What you will do
Start at the line holding "Write a Python", stop at the line holding "title = 'Antall søkere til Informatikk'", and repeat those lines exactly, both ends included; skip the pictures.

Material
== == ==
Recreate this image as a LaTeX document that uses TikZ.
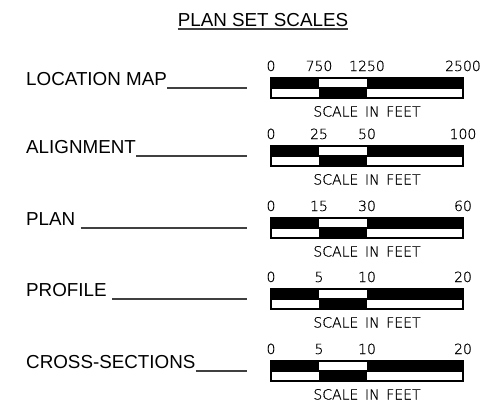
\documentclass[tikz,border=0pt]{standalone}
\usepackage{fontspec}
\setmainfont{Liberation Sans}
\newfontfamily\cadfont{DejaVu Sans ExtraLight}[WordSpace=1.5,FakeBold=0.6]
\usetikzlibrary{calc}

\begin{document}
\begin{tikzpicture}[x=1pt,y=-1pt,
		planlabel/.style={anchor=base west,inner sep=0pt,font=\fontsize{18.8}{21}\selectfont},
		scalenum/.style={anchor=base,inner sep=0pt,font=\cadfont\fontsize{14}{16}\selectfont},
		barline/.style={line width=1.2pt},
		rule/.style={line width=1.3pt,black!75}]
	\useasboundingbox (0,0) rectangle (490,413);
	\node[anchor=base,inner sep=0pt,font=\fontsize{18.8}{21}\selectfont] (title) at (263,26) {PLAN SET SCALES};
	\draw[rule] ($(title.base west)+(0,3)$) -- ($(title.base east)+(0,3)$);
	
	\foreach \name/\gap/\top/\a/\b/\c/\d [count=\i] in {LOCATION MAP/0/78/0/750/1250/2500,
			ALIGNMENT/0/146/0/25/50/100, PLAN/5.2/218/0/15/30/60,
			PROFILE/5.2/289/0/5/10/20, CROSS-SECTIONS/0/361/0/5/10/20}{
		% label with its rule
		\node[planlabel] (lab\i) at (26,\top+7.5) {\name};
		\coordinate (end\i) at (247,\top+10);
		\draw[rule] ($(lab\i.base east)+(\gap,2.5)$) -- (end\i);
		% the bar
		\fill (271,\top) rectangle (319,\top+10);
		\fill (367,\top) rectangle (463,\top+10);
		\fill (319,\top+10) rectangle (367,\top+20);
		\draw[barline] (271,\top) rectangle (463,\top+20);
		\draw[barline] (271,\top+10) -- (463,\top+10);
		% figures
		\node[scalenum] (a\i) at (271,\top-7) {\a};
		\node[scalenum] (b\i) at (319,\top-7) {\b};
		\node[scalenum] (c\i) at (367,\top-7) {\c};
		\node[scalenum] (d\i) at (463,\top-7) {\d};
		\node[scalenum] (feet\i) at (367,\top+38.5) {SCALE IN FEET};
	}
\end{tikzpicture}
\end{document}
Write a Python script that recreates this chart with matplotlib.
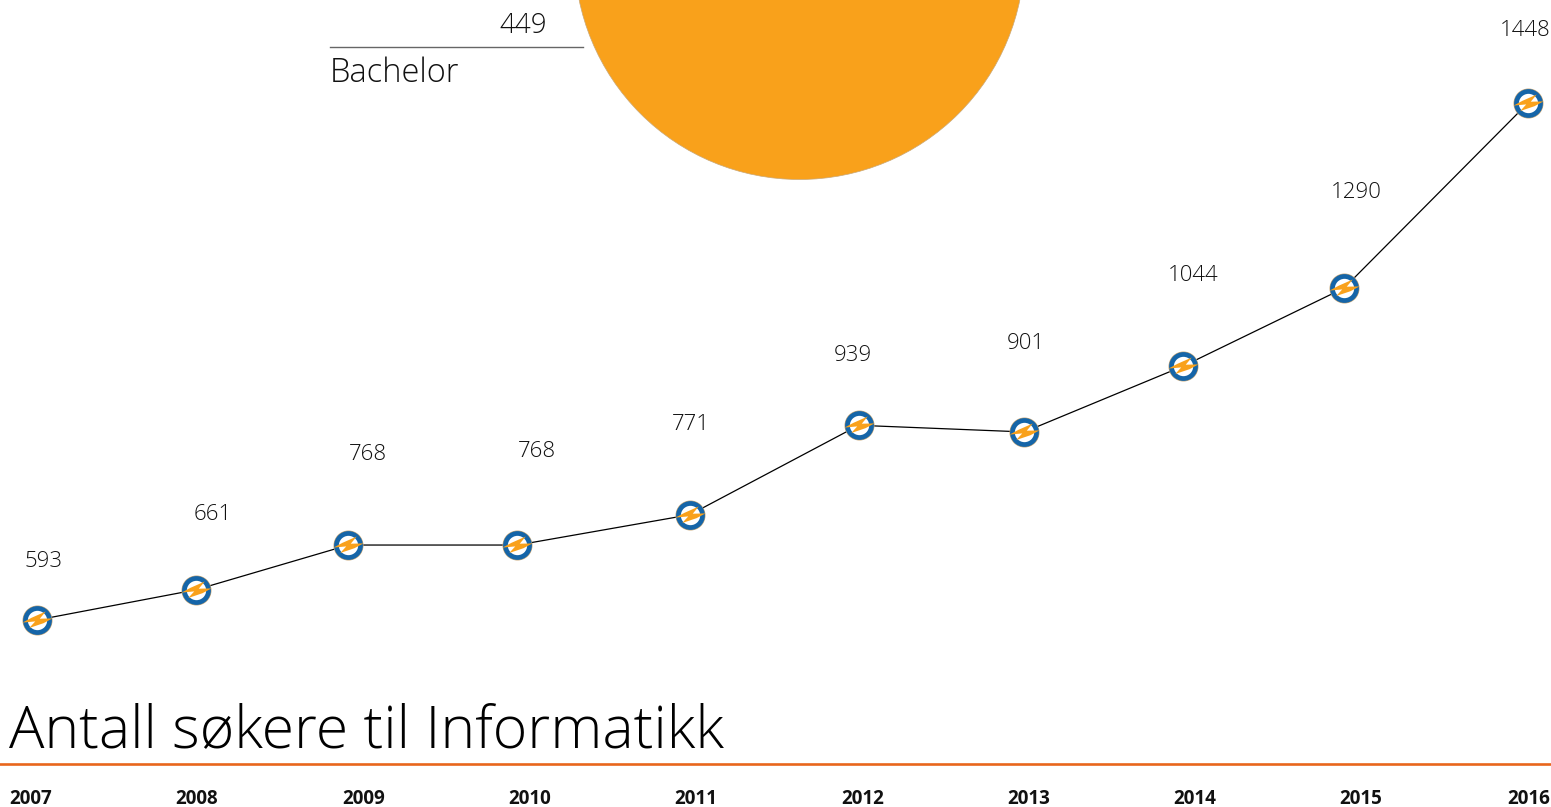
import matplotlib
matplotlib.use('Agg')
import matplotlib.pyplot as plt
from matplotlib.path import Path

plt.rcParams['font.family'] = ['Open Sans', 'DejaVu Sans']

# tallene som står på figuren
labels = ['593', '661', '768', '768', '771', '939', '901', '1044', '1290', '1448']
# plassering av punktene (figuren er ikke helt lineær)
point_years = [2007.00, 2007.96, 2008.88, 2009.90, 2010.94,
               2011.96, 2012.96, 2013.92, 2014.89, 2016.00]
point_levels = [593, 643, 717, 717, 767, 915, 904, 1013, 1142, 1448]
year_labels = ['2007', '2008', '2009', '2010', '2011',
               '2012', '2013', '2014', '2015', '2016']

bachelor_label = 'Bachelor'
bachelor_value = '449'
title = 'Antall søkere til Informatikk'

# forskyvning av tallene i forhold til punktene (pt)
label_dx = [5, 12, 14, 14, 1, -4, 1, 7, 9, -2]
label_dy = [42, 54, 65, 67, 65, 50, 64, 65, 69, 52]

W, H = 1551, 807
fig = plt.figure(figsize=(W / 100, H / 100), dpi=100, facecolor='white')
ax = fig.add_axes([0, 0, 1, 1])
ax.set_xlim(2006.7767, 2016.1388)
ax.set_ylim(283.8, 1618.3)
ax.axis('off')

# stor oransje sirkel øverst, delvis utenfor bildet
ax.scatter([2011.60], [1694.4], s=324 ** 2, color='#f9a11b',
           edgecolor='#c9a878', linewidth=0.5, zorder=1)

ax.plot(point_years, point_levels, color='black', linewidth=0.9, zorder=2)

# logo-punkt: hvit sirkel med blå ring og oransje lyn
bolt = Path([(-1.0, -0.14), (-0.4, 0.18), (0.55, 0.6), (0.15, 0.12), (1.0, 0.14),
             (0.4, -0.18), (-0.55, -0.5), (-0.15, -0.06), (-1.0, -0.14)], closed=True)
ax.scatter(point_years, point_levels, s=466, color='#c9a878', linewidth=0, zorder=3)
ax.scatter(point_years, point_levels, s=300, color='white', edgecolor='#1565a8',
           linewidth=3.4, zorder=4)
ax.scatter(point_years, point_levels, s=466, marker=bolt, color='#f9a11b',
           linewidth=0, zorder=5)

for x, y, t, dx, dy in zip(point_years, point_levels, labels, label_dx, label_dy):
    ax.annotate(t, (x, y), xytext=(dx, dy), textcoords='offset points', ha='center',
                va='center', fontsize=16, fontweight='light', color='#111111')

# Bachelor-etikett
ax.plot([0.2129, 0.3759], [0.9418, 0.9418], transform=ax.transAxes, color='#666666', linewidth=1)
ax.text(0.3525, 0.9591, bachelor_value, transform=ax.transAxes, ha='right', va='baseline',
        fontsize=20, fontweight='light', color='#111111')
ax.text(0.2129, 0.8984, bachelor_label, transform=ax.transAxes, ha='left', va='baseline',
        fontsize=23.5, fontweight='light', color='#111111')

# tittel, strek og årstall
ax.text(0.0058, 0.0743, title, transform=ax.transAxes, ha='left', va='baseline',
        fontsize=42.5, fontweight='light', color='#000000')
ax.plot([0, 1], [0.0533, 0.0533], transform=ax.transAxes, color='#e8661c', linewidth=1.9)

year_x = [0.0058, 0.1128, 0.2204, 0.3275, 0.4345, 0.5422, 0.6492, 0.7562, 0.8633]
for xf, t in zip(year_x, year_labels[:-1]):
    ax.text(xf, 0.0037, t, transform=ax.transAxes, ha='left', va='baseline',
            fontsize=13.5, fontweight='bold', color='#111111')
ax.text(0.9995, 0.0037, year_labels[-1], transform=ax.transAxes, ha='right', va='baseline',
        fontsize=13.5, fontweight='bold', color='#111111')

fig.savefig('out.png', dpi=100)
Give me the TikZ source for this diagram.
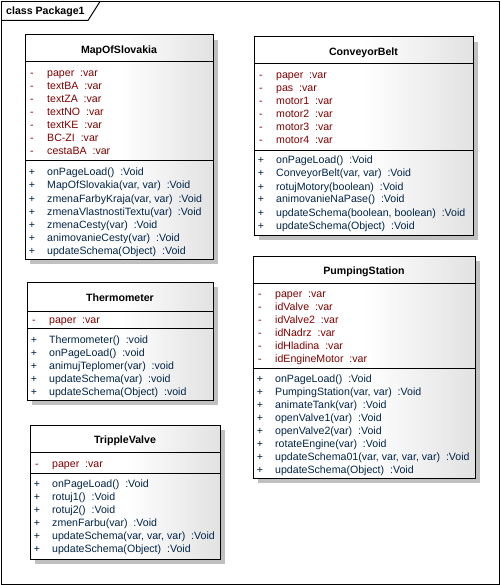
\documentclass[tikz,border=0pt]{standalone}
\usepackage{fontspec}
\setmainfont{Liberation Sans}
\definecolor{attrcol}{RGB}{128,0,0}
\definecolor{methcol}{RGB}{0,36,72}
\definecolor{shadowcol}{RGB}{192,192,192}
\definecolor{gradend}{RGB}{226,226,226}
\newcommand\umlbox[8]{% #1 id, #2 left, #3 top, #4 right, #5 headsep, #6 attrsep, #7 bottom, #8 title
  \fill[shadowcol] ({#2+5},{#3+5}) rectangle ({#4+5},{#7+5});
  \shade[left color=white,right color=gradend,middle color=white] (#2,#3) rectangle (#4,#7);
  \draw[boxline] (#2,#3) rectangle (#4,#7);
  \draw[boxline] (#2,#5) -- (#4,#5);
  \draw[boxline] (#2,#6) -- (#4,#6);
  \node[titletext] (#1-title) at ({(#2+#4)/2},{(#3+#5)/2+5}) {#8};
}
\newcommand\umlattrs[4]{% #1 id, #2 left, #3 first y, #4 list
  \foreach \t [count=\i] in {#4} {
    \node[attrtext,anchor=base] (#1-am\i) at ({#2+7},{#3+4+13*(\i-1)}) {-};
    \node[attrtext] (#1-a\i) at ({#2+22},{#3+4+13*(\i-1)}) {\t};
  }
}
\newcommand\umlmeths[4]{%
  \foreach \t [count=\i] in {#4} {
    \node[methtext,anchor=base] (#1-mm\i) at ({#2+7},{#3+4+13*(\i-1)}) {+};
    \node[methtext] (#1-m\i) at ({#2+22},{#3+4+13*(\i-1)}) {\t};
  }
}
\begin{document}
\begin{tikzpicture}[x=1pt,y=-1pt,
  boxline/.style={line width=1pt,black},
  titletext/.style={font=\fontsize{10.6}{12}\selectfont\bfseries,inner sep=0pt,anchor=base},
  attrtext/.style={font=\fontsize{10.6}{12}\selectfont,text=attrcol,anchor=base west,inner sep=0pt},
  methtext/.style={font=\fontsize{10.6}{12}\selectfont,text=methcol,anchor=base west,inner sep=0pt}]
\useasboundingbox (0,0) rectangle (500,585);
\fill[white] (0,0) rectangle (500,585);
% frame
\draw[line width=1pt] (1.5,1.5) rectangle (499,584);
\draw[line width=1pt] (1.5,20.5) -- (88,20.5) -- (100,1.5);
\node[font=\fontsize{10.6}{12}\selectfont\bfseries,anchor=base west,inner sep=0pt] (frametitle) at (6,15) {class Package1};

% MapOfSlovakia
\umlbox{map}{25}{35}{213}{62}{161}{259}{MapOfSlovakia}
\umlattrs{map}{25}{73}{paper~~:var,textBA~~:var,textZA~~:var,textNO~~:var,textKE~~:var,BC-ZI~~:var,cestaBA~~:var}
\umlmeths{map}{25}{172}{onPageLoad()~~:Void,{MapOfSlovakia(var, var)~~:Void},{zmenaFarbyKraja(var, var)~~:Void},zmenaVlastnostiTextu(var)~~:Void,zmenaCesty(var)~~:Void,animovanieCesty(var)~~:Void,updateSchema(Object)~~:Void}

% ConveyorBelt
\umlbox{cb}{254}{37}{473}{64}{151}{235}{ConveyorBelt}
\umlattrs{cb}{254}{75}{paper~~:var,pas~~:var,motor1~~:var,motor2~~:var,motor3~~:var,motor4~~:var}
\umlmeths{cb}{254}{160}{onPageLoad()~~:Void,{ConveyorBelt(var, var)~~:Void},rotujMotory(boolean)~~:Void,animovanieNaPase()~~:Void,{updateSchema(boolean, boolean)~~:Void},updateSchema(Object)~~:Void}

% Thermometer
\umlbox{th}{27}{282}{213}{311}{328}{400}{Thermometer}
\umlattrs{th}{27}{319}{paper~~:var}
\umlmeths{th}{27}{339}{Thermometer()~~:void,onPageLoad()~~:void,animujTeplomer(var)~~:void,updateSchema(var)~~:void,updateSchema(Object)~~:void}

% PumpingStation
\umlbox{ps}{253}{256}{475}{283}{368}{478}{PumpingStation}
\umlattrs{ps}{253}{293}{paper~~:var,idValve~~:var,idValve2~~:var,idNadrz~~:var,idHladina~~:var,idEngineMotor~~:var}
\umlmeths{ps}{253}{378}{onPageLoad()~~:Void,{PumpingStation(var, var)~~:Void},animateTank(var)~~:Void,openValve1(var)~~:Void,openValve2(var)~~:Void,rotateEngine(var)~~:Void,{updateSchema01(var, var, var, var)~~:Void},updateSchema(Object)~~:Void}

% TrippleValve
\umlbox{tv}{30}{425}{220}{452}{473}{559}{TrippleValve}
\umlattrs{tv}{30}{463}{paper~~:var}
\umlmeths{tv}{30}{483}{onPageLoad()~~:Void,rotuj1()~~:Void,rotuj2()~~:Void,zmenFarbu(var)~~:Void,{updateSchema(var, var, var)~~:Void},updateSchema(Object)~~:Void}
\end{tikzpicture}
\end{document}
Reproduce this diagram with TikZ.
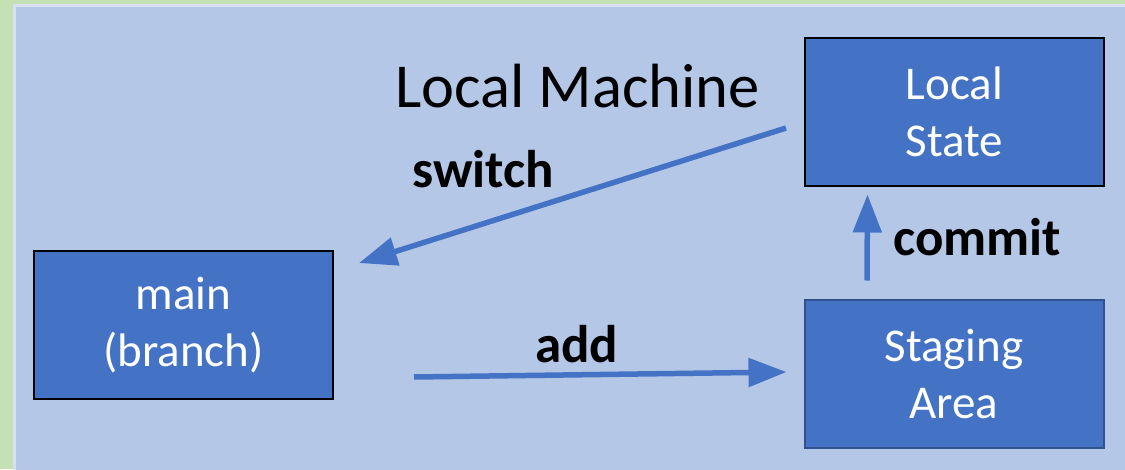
== == ==
Written solution
Write a Python script that recreates this chart with matplotlib.
import matplotlib
matplotlib.use('Agg')
import matplotlib.pyplot as plt
from matplotlib.path import Path

plt.rcParams['font.family'] = ['Open Sans', 'DejaVu Sans']

# tallene som står på figuren
labels = ['593', '661', '768', '768', '771', '939', '901', '1044', '1290', '1448']
# plassering av punktene (figuren er ikke helt lineær)
point_years = [2007.00, 2007.96, 2008.88, 2009.90, 2010.94,
               2011.96, 2012.96, 2013.92, 2014.89, 2016.00]
point_levels = [593, 643, 717, 717, 767, 915, 904, 1013, 1142, 1448]
year_labels = ['2007', '2008', '2009', '2010', '2011',
               '2012', '2013', '2014', '2015', '2016']

bachelor_label = 'Bachelor'
bachelor_value = '449'
title = 'Antall søkere til Informatikk'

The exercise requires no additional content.